TASK PROMPT: Each line from the start of the records below through the line that contains "XAxis, YAxis, ReferenceLine" should be printed exactly. Pictures are omitted.

Records with drawing code
+-------+

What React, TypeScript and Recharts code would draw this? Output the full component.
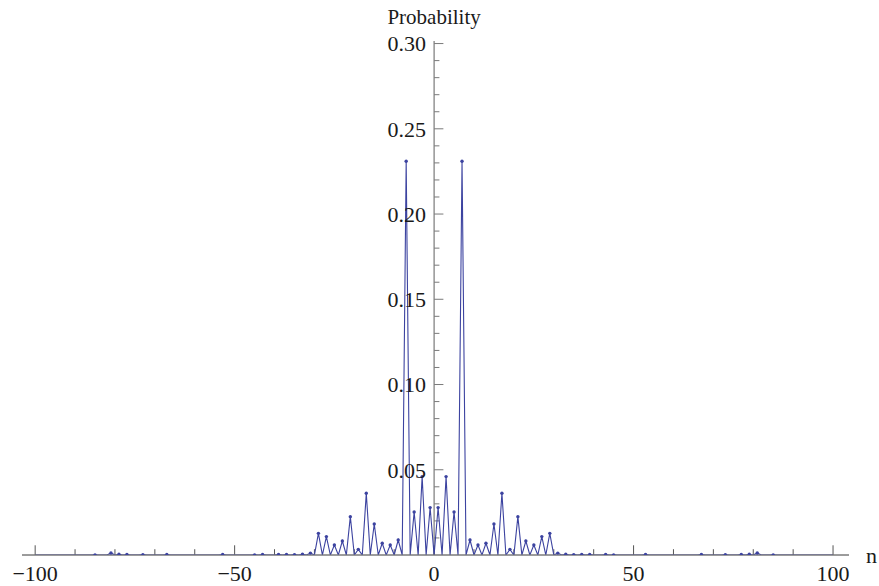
import React from 'react';
import { LineChart, Line, XAxis, YAxis, ReferenceLine } from 'recharts';

const nValues = [
  -100, -99, -98, -97, -96, -95, -94, -93, -92, -91, -90, -89, -88, -87, -86, -85, -84, -83, -82, -81,
  -80, -79, -78, -77, -76, -75, -74, -73, -72, -71, -70, -69, -68, -67, -66, -65, -64, -63, -62, -61,
  -60, -59, -58, -57, -56, -55, -54, -53, -52, -51, -50, -49, -48, -47, -46, -45, -44, -43, -42, -41,
  -40, -39, -38, -37, -36, -35, -34, -33, -32, -31, -30, -29, -28, -27, -26, -25, -24, -23, -22, -21,
  -20, -19, -18, -17, -16, -15, -14, -13, -12, -11, -10, -9, -8, -7, -6, -5, -4, -3, -2, -1,
  0,
  1, 2, 3, 4, 5, 6, 7, 8, 9, 10, 11, 12, 13, 14, 15, 16, 17, 18, 19, 20,
  21, 22, 23, 24, 25, 26, 27, 28, 29, 30, 31, 32, 33, 34, 35, 36, 37, 38, 39, 40,
  41, 42, 43, 44, 45, 46, 47, 48, 49, 50, 51, 52, 53, 54, 55, 56, 57, 58, 59, 60,
  61, 62, 63, 64, 65, 66, 67, 68, 69, 70, 71, 72, 73, 74, 75, 76, 77, 78, 79, 80,
  81, 82, 83, 84, 85, 86, 87, 88, 89, 90, 91, 92, 93, 94, 95, 96, 97, 98, 99, 100,
];

const probabilities = [
  0, 0, 0, 0, 0, 0, 0, 0, 0, 0, 0, 0, 0, 0, 0, 0.0001, 0, 0, 0, 0.0012,
  0, 0.0004, 0, 0.0003, 0, 0, 0, 0.0002, 0, 0, 0, 0, 0, 0.0003, 0, 0, 0, 0, 0, 0,
  0, 0, 0, 0, 0, 0, 0, 0.0003, 0, 0, 0, 0, 0, 0, 0, 0.0001, 0, 0.0003, 0, 0,
  0, 0.0003, 0, 0.0003, 0, 0.0002, 0, 0.0004, 0, 0.0011, 0, 0.0127, 0, 0.0108, 0, 0.0059, 0, 0.0082, 0, 0.0225,
  0, 0.0033, 0, 0.0362, 0, 0.0182, 0, 0.0069, 0, 0.0059, 0, 0.0088, 0, 0.231, 0, 0.0252, 0, 0.046, 0, 0.0278,
  0,
  0.0278, 0, 0.046, 0, 0.0252, 0, 0.231, 0, 0.0088, 0, 0.0059, 0, 0.0069, 0, 0.0182, 0, 0.0362, 0, 0.0033, 0,
  0.0225, 0, 0.0082, 0, 0.0059, 0, 0.0108, 0, 0.0127, 0, 0.0011, 0, 0.0004, 0, 0.0002, 0, 0.0003, 0, 0.0003, 0,
  0, 0, 0.0003, 0, 0.0001, 0, 0, 0, 0, 0, 0, 0, 0.0003, 0, 0, 0, 0, 0, 0, 0,
  0, 0, 0, 0, 0, 0, 0.0003, 0, 0, 0, 0, 0, 0.0002, 0, 0, 0, 0.0003, 0, 0.0004, 0,
  0.0012, 0, 0, 0, 0.0001, 0, 0, 0, 0, 0, 0, 0, 0, 0, 0, 0, 0, 0, 0, 0,
];

const xMajorTicks = [-100, -50, 0, 50, 100];
const xMinorTicks = [-90, -80, -70, -60, -40, -30, -20, -10, 10, 20, 30, 40, 60, 70, 80, 90];
const yMajorTicks = [0.05, 0.1, 0.15, 0.2, 0.25, 0.3];
const yMajorLabels = ['0.05', '0.10', '0.15', '0.20', '0.25', '0.30'];
const yMinorTicks = [
  0.01, 0.02, 0.03, 0.04, 0.06, 0.07, 0.08, 0.09, 0.11, 0.12, 0.13, 0.14,
  0.16, 0.17, 0.18, 0.19, 0.21, 0.22, 0.23, 0.24, 0.26, 0.27, 0.28, 0.29,
];

const rows = nValues.map((n, i) => ({ n, p: probabilities[i] }));

const FONT = '"Liberation Serif", "Times New Roman", serif';
const AXIS = '#7a7a7a';
const TICK = '#555555';
const LINE = '#3c43a0';

const fmtX = (v: number) => (v < 0 ? '\u2212' + Math.abs(v) : String(v));

const renderDot = (props: any) => {
  const { cx, cy, payload, index } = props;
  if (!payload || !(payload.p > 0)) return <g key={'d' + index} />;
  return <circle key={'d' + index} cx={cx} cy={cy} r={1.7} fill={LINE} stroke="none" />;
};

export default function App() {
  return (
    <div style={{ position: 'absolute', left: 0, top: 0, width: 879, height: 586, background: '#fff' }}>
      <LineChart
        width={879}
        height={586}
        data={rows}
        margin={{ top: 41, right: 30, bottom: 1, left: 22 }}
        style={{ fontFamily: FONT }}
      >
        <XAxis
          dataKey="n"
          type="number"
          domain={[-103.3, 104]}
          ticks={xMajorTicks}
          tickFormatter={fmtX}
          tickLine={false}
          tickSize={0}
          tickMargin={10}
          height={30}
          axisLine={{ stroke: AXIS, strokeWidth: 1 }}
          tick={{ fill: '#1a1a1a', fontSize: 22, fontFamily: FONT }}
          interval={0}
          allowDataOverflow
        />
        <YAxis type="number" domain={[0, 0.3015]} hide allowDataOverflow />
        <ReferenceLine
          x={0}
          stroke={AXIS}
          strokeWidth={1.2}
          label={{ value: 'Probability', position: 'top', offset: 17, fill: '#1a1a1a', fontSize: 21, fontFamily: FONT }}
        />
        <ReferenceLine
          y={0}
          stroke={AXIS}
          strokeWidth={1}
          label={{ value: 'n', position: 'right', offset: 17, fill: '#1a1a1a', fontSize: 22, fontFamily: FONT }}
        />
        {xMajorTicks.map((v) => (
          <ReferenceLine key={'xM' + v} segment={[{ x: v, y: 0 }, { x: v, y: 0.0057 }]} stroke={TICK} strokeWidth={1} />
        ))}
        {xMinorTicks.map((v) => (
          <ReferenceLine key={'xm' + v} segment={[{ x: v, y: 0 }, { x: v, y: 0.0034 }]} stroke={TICK} strokeWidth={1} />
        ))}
        {yMajorTicks.map((v, i) => (
          <ReferenceLine
            key={'yM' + v}
            segment={[{ x: 0, y: v }, { x: 2.33, y: v }]}
            stroke={AXIS}
            strokeWidth={1}
            label={{ value: yMajorLabels[i], position: 'left', offset: 8, fill: '#1a1a1a', fontSize: 22, fontFamily: FONT }}
          />
        ))}
        {yMinorTicks.map((v) => (
          <ReferenceLine key={'ym' + v} segment={[{ x: 0, y: v }, { x: 1.33, y: v }]} stroke={AXIS} strokeWidth={1} />
        ))}
        <Line
          dataKey="p"
          type="linear"
          stroke={LINE}
          strokeWidth={1.1}
          dot={renderDot}
          activeDot={false}
          isAnimationActive={false}
        />
      </LineChart>
    </div>
  );
}
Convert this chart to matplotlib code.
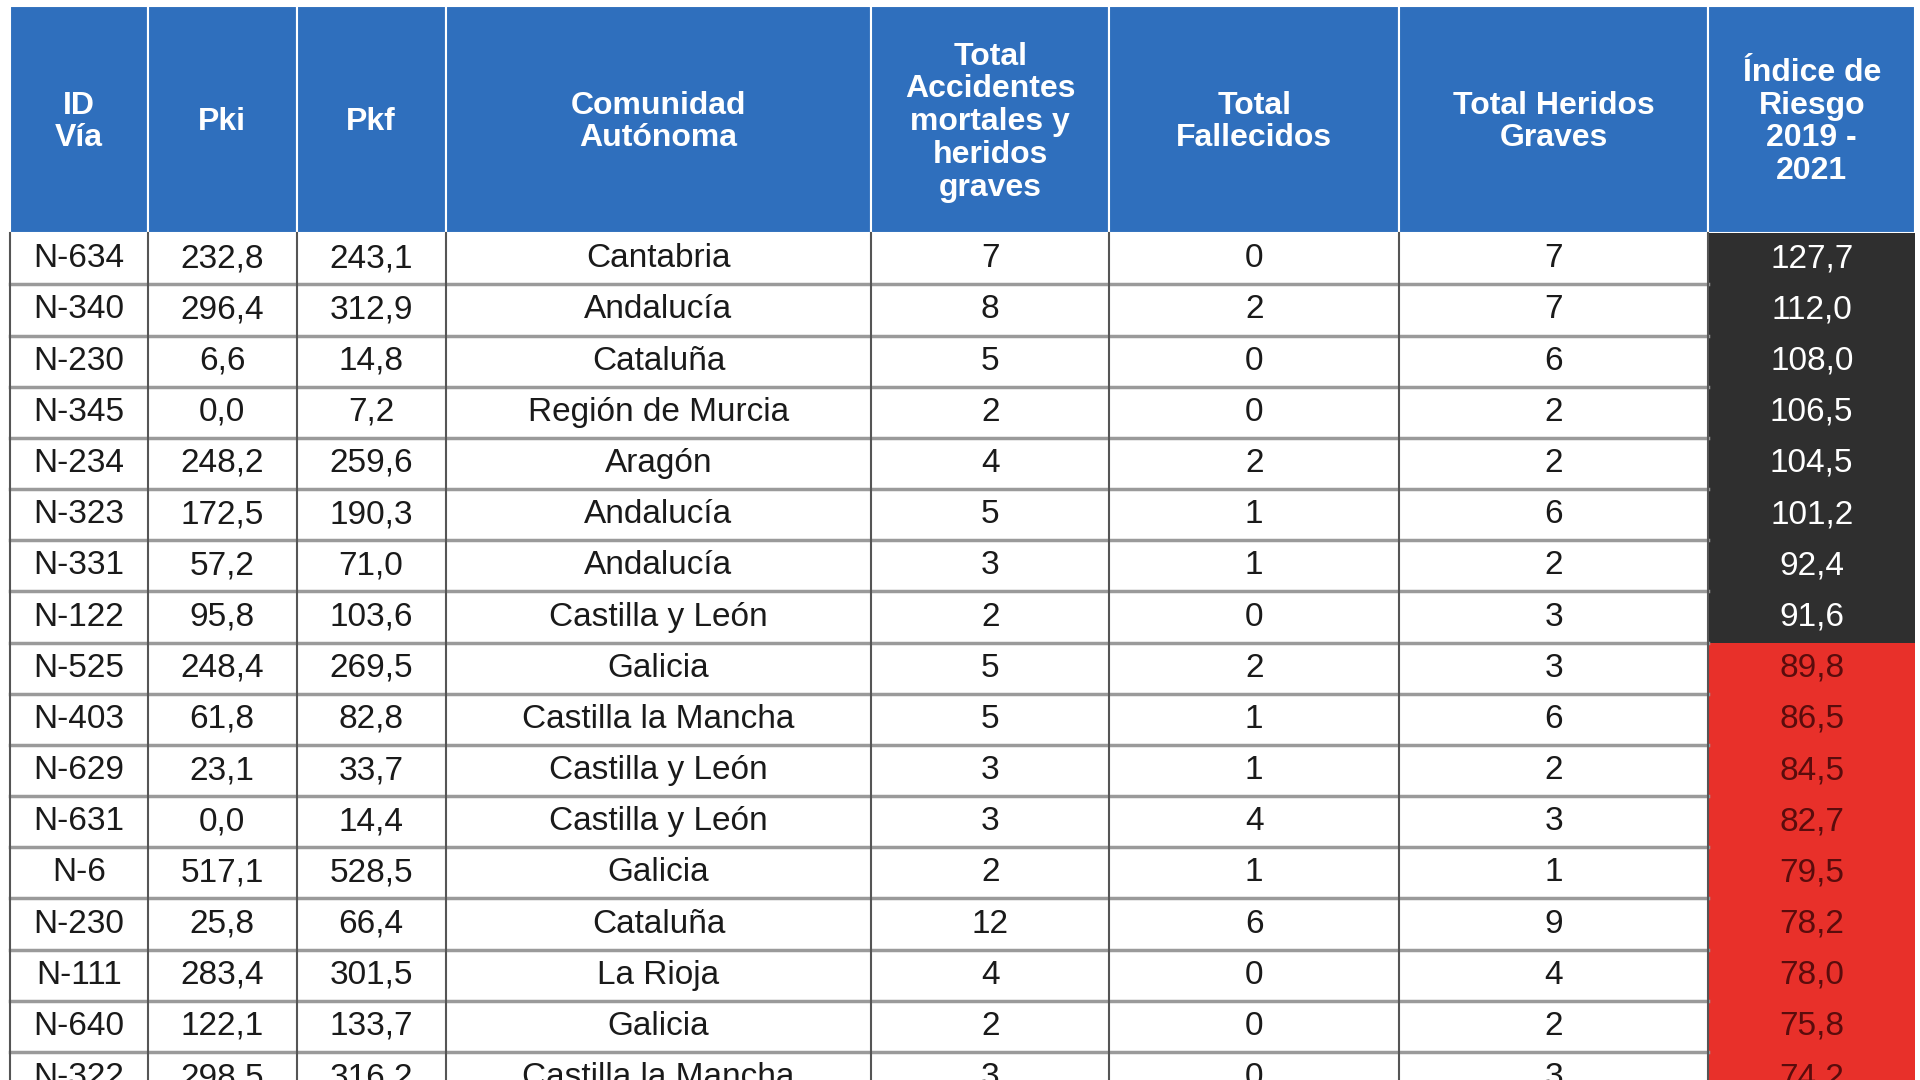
import matplotlib
matplotlib.use("Agg")
import matplotlib.pyplot as plt
from matplotlib.patches import Rectangle

headers = ["ID\nVía", "Pki", "Pkf", "Comunidad\nAutónoma",
           "Total\nAccidentes\nmortales y\nheridos\ngraves",
           "Total\nFallecidos", "Total Heridos\nGraves",
           "Índice de\nRiesgo\n2019 -\n2021"]
ids = ["N-634","N-340","N-230","N-345","N-234","N-323","N-331","N-122","N-525","N-403",
       "N-629","N-631","N-6","N-230","N-111","N-640","N-322"]
pki = ["232,8","296,4","6,6","0,0","248,2","172,5","57,2","95,8","248,4","61,8",
       "23,1","0,0","517,1","25,8","283,4","122,1","298,5"]
pkf = ["243,1","312,9","14,8","7,2","259,6","190,3","71,0","103,6","269,5","82,8",
       "33,7","14,4","528,5","66,4","301,5","133,7","316,2"]
comunidad = ["Cantabria","Andalucía","Cataluña","Región de Murcia","Aragón","Andalucía",
             "Andalucía","Castilla y León","Galicia","Castilla la Mancha","Castilla y León",
             "Castilla y León","Galicia","Cataluña","La Rioja","Galicia","Castilla la Mancha"]
accidentes = [7,8,5,2,4,5,3,2,5,5,3,3,2,12,4,2,3]
fallecidos = [0,2,0,0,2,1,1,0,2,1,1,4,1,6,0,0,0]
heridos = [7,7,6,2,2,6,2,3,3,6,2,3,1,9,4,2,3]
indice = [127.7,112.0,108.0,106.5,104.5,101.2,92.4,91.6,89.8,86.5,84.5,82.7,79.5,78.2,78.0,75.8,74.2]

W, H = 1560, 880
cols = [8, 120, 241, 362, 708, 901, 1137, 1388, 1556]
head_top, head_bot = 5, 190
row_h = 41.7

fig = plt.figure(figsize=(19.2, 10.8), dpi=100)
ax = fig.add_axes([0, 0, 1, 1])
ax.set_xlim(0, W); ax.set_ylim(H, 0); ax.axis("off")
plt.rcParams['font.family'] = ['Liberation Sans', 'DejaVu Sans']

blue = "#2f6fbd"
for i in range(8):
    x0, x1 = cols[i], cols[i+1]
    ax.add_patch(Rectangle((x0, head_top), x1-x0, head_bot-head_top, fc=blue, ec="white", lw=1.5))
    ax.text((x0+x1)/2, (head_top+head_bot)/2 + 2, headers[i], ha="center", va="center",
            color="white", fontsize=23, fontweight="bold", linespacing=1.12)

for r in range(len(ids)):
    y0 = head_bot + r*row_h
    vals = [ids[r], pki[r], pkf[r], comunidad[r], str(accidentes[r]), str(fallecidos[r]),
            str(heridos[r]), f"{indice[r]:.1f}".replace(".", ",")]
    for c in range(8):
        x0, x1 = cols[c], cols[c+1]
        if c == 7:
            fc = "#2f2f2f" if indice[r] >= 90 else "#e8302a"
            tc = "white" if indice[r] >= 90 else "#5a0c0c"
        else:
            fc, tc = "white", "#1a1a1a"
        ax.add_patch(Rectangle((x0, y0), x1-x0, row_h, fc=fc, ec="none"))
        ax.text((x0+x1)/2, y0+row_h/2, vals[c], ha="center", va="center", color=tc,
                fontsize=24, clip_on=True)
    ax.plot([cols[0], cols[7]], [y0+row_h, y0+row_h], color="#9a9a9a", lw=2.5)
for x in cols[:8]:
    ax.plot([x, x], [head_bot, H], color="#555555", lw=1.5)

fig.savefig("out.png", dpi=100)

+-------+

TASK OUTPUT:
What React, TypeScript and Recharts code would draw this? Output the full component.
import React from 'react';
import { LineChart, Line, XAxis, YAxis, ReferenceLine } from 'recharts';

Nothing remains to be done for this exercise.